To understand the problem, I plot here a chroma (over x axis) and hue (over y axis) sweep at constant lightness (J = 25%). Lightness and luminance (this lightness is taken as a function of luminance, so it’s essentially a rescaled luminance) is constant for both the background and the color patches, and only colors that fit within sRGB gamut are represented :
Does that really feel like even lightness to you ? Don’t you feel like there is a certain chroma threshold above which colors start feeling fluorescent ? That’s the combination of both Helmholtz-Kohlrausch effect (brightness depends on lightness AND colorfulness) and the greyness boundary.
Also… notice that the highest values of chroma are only available for blue. So, imagine you start at chroma = 3 (3rd patch starting from the left), and then apply a ×2 chroma gain to increase the colorfulness of your picture. What you get is chroma = 6. But there is no chroma = 6 available at lightness = 25% in sRGB for orange, yellow, green and cyan, thus you end up straight out of gamut.
So, all in all, by boosting chroma at constant hue and lightness in your (honest) quest to provide a psychological interaction with color to your artists, what you are a actually doing is pushing valid colors out of gamut (and not at the same rate for all hues…) and degrading colors that looked initially reflective into neon fluo. Of course, if you don’t plot sweeps, everything sounds right because… it’s all perceptual, right ?
As a comparison, this is the same sweep at constant brightness (25%), accounting for Helmholtz-Kohlrausch effect, and we sweep over (colorimetric) saturation:
Not perfect, but better. Less fluo, more even brightness across hues. You know what UCS account for Helmholtz-Kohlrausch effect ? Not Lab, not CIE CAM16 UCS, not JzAzBz, just IPT and darktable UCS 22 because I designed it myself.

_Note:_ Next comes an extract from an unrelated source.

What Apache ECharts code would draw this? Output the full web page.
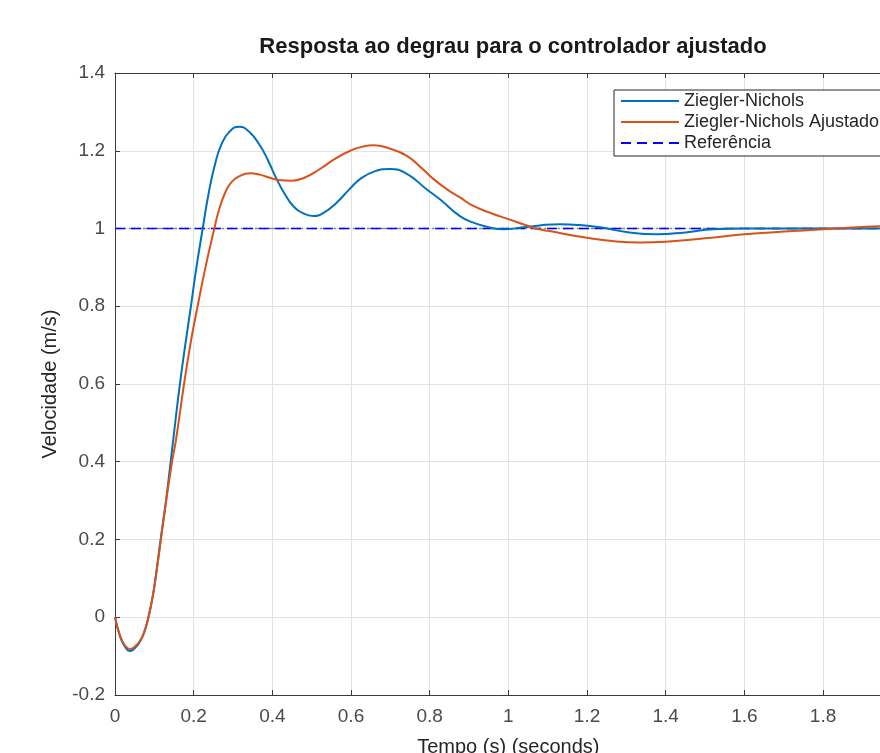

Now, see another sweep of what I called “painter’s saturation”, with a formula I designed to degrade white into primary colors, and the other way around, in order to match the artistic definition of saturation (which is not exactly what the CIE uses):
No fluo in there. It feels a lot closer to pigments on reflective medium.
So, even with a perfect UCS, the question remains if changing chroma at constant lightness is really relevant as a colorfulness setting for image makers, and my answer is it’s not. Also, mind those out-of-gamut that you let users create from perfectly valid colors, they are future problems in your pipeline for the display conversion.